The U.S. Federal Communications Commission (FCC) voted on Friday to designate China’s Huawei and ZTE as national security risks, barring their U.S. carrier customers from tapping an $8.5 billion government fund to purchase equipment.
The telecommunications regulator also voted to propose requiring those carriers to remove and replace equipment from Huawei Technologies Co Ltd and ZTE from existing networks. The proposal also seeks comment on how to pay for such removal and replacement. And to aid in the design of a removal and replacement program, the FCC will conduct an information collection to determine the extent to which eligible telecommunications carriers have equipment from Huawei and ZTE in their networks and the costs associated with removing and replacing such equipment.
“As the United States upgrades its networks to the next generation of wireless technologies—5G—the risk that secret “backdoors” in our communications networks will enable a hostile foreign power to engage in espionage, inject malware, or steal Americans’ data becomes even greater,” the FCC said.
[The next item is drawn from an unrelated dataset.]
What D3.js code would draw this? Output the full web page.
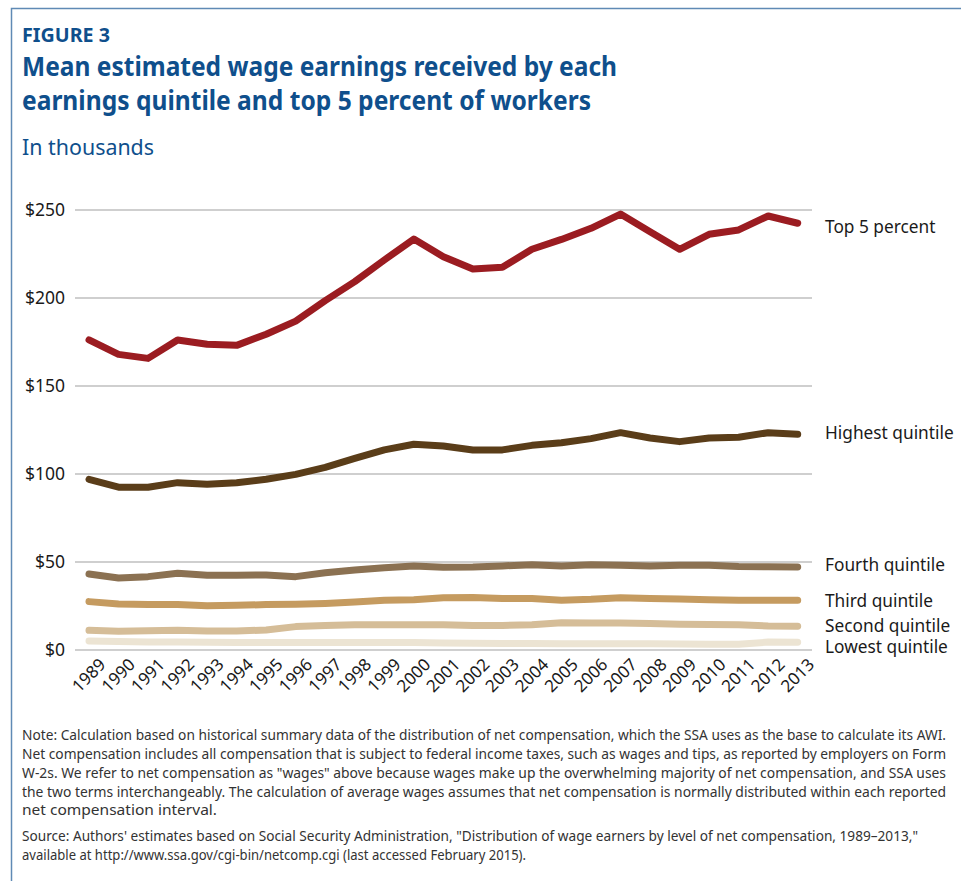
<!DOCTYPE html>
<html>
<head>
<meta charset="utf-8">
<script src="https://cdn.jsdelivr.net/npm/d3@7"></script>
<style>
  body { margin: 0; background: #fff; }
  svg { display: block; font-family: "Noto Sans", "Open Sans", sans-serif; }
  .grid line { stroke: #cfcfcf; stroke-width: 2; }
  .grid text, .xaxis text { fill: #1a1a1a; }
  .series { fill: none; stroke-width: 7; stroke-linecap: round; stroke-linejoin: round; }
</style>
</head>
<body>
<div id="chart"></div>
<script>
// data, thousands of dollars
var years = d3.range(1989, 2014);
var top5 = [175.9, 167.7, 165.4, 175.9, 173.4, 172.8, 179.1, 186.6, 198.2, 209.0, 221.3, 233.2,
            223.2, 216.2, 217.2, 227.4, 233.0, 239.3, 247.4, 237.4, 227.4, 235.9, 238.4, 246.3, 242.2];
var highest = [96.7, 92.2, 92.2, 94.8, 93.9, 94.8, 96.7, 99.5, 103.5, 108.6, 113.4, 116.6,
               115.6, 113.4, 113.4, 116.0, 117.5, 119.8, 123.2, 120.2, 118.1, 120.2, 120.6, 123.2, 122.3];
var fourth = [42.9, 40.6, 41.4, 43.3, 42.2, 42.2, 42.3, 41.4, 43.6, 45.2, 46.5, 47.4,
              46.7, 46.9, 47.5, 48.2, 47.5, 48.2, 47.8, 47.5, 47.8, 47.8, 47.2, 47.0, 46.9];
var third = [27.2, 25.9, 25.5, 25.5, 24.9, 25.1, 25.5, 25.7, 26.2, 27.0, 28.0, 28.3,
             29.4, 29.6, 29.0, 29.0, 28.0, 28.5, 29.4, 29.0, 28.7, 28.3, 28.0, 28.0, 28.0];
var second = [10.9, 10.3, 10.7, 10.9, 10.5, 10.5, 11.1, 13.0, 13.7, 14.1, 14.1, 14.1,
              14.0, 13.7, 13.7, 14.1, 15.2, 15.0, 15.0, 14.8, 14.4, 14.2, 14.1, 13.4, 13.2];
var lowest = [4.8, 4.5, 4.3, 4.2, 4.1, 4.0, 4.0, 4.0, 4.0, 4.0, 4.0, 4.0,
              3.7, 3.5, 3.4, 3.4, 3.3, 3.3, 3.2, 3.2, 3.1, 3.0, 3.0, 4.2, 4.1];
var seriesNames = ["Lowest quintile", "Second quintile", "Third quintile", "Fourth quintile", "Highest quintile", "Top 5 percent"];
var seriesColors = ["#ece4d3", "#d5bd98", "#c59b60", "#8b7152", "#5a3d19", "#9b1c21"];
var yTicks = [0, 50, 100, 150, 200, 250];

var noteLines = [
  "Note: Calculation based on historical summary data of the distribution of net compensation, which the SSA uses as the base to calculate its AWI.",
  "Net compensation includes all compensation that is subject to federal income taxes, such as wages and tips, as reported by employers on Form",
  "W-2s. We refer to net compensation as \"wages\" above because wages make up the overwhelming majority of net compensation, and SSA uses",
  "the two terms interchangeably. The calculation of average wages assumes that net compensation is normally distributed within each reported",
  "net compensation interval."
];
var sourceLines = [
  "Source: Authors' estimates based on Social Security Administration, \"Distribution of wage earners by level of net compensation, 1989\u20132013,\"",
  "available at http://www.ssa.gov/cgi-bin/netcomp.cgi (last accessed February 2015)."
];

var width = 961, height = 881;
var blue = "#0f4f8c";

var svg = d3.select("#chart").append("svg")
    .attr("width", width)
    .attr("height", height);

// frame
svg.append("path")
    .attr("d", "M11.5," + height + "V8.5H" + width)
    .attr("fill", "none")
    .attr("stroke", "#5f8ab5")
    .attr("stroke-width", 1.5);

// heading
svg.append("text").attr("x", 22).attr("y", 42)
    .attr("fill", blue).attr("font-weight", 700).attr("font-size", 19)
    .attr("textLength", 88).attr("lengthAdjust", "spacingAndGlyphs")
    .text("FIGURE 3");
svg.append("text").attr("x", 22).attr("y", 76)
    .attr("fill", blue).attr("font-weight", 700).attr("font-size", 27)
    .attr("textLength", 595).attr("lengthAdjust", "spacingAndGlyphs")
    .text("Mean estimated wage earnings received by each");
svg.append("text").attr("x", 22).attr("y", 110)
    .attr("fill", blue).attr("font-weight", 700).attr("font-size", 27)
    .attr("textLength", 569).attr("lengthAdjust", "spacingAndGlyphs")
    .text("earnings quintile and top 5 percent of workers");
svg.append("text").attr("x", 22).attr("y", 155)
    .attr("fill", blue).attr("font-size", 21)
    .attr("textLength", 132).attr("lengthAdjust", "spacingAndGlyphs")
    .text("In thousands");

// scales
var x = d3.scaleLinear().domain([1989, 2013]).range([89, 797.7]);
var y = d3.scaleLinear().domain([0, 250]).range([649.5, 209.5]);

// gridlines + y labels
var gridLeft = 75, gridRight = 812;
svg.append("g")
    .attr("class", "grid")
    .attr("transform", "translate(" + gridLeft + ",0)")
    .call(d3.axisLeft(y).tickValues(yTicks).tickSize(-(gridRight - gridLeft)).tickPadding(10)
        .tickFormat(function(d){ return "$" + d; }))
    .call(function(g){
        g.select(".domain").remove();
        g.selectAll("text").attr("font-size", 17.5).attr("font-family", "Noto Sans");
    });

// year labels
svg.append("g")
    .attr("class", "xaxis")
    .attr("transform", "translate(0," + y(0) + ")")
    .call(d3.axisBottom(x).tickValues(years).tickSize(0).tickFormat(d3.format("d")))
    .call(function(g){
        g.select(".domain").remove();
        g.selectAll("text")
            .attr("font-size", 17)
            .attr("font-family", "Noto Sans")
            .attr("text-anchor", "end")
            .attr("dy", "0.35em")
            .attr("y", 0)
            .attr("transform", "translate(13,12) rotate(-45)");
    });

// lines
var allSeries = [lowest, second, third, fourth, highest, top5];
var line = d3.line()
    .x(function(d, i){ return x(years[i]); })
    .y(function(d){ return y(d); });

svg.selectAll(".series")
    .data(allSeries)
    .enter().append("path")
    .attr("class", "series")
    .attr("stroke", function(d, i){ return seriesColors[i]; })
    .attr("d", line);

// end labels
var labelY = [653, 632, 606.5, 570.5, 439, 233];
svg.selectAll(".lbl")
    .data(seriesNames)
    .enter().append("text")
    .attr("class", "lbl")
    .attr("x", 825)
    .attr("y", function(d, i){ return labelY[i]; })
    .attr("font-size", 17.3)
    .attr("fill", "#1a1a1a")
    .text(function(d){ return d; });

// note + source
var noteWidths = [924, 924, 924, 924, 195];
var noteY = [740, 759, 778, 797, 815];
noteLines.forEach(function(t, i){
    svg.append("text").attr("x", 22).attr("y", noteY[i])
        .attr("font-size", 13.5).attr("fill", "#333")
        .attr("textLength", noteWidths[i]).attr("lengthAdjust", "spacingAndGlyphs")
        .text(t);
});
var sourceWidths = [896, 504];
var sourceY = [841, 860];
sourceLines.forEach(function(t, i){
    svg.append("text").attr("x", 22).attr("y", sourceY[i])
        .attr("font-size", 13.5).attr("fill", "#333")
        .attr("textLength", sourceWidths[i]).attr("lengthAdjust", "spacingAndGlyphs")
        .text(t);
});
</script>
</body>
</html>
“Both Huawei and ZTE have close ties to the Chinese government and military apparatus and are subject to Chinese laws requiring them to assist with espionage, a threat recognized by other federal agencies and the governments of other nations. The public funds in the FCC’s USF, which subsidizes U.S. broadband deployment and service through four separate programs, must not endanger national security through the purchase of equipment from companies posing a national security risk.”
Huawei and ZTE will have 30 days to contest the designation and a final order compelling removal of equipment is not expected until next year at the earliest.
Huawei called the order “unlawful” and asked the FCC “to rethink its profoundly mistaken order.” It argued the FCC’s decision was based “on nothing more than irrational speculation and innuendo.”
In May, Trump signed an executive order declaring a national emergency and barring U.S. companies from using telecommunications equipment made by companies posing a national security risk. The Trump administration also added Huawei to its trade blacklist in May, citing national security concerns.
Rural U.S. telecom carriers that depend on inexpensive Huawei and ZTE switches and equipment were in discussion with Ericsson and Nokia to replace their Chinese equipment.
On Monday, the Commerce Department issued a new 90-day temporary license to allow U.S. firms to do business with Huawei to minimize the impact on rural U.S. carriers.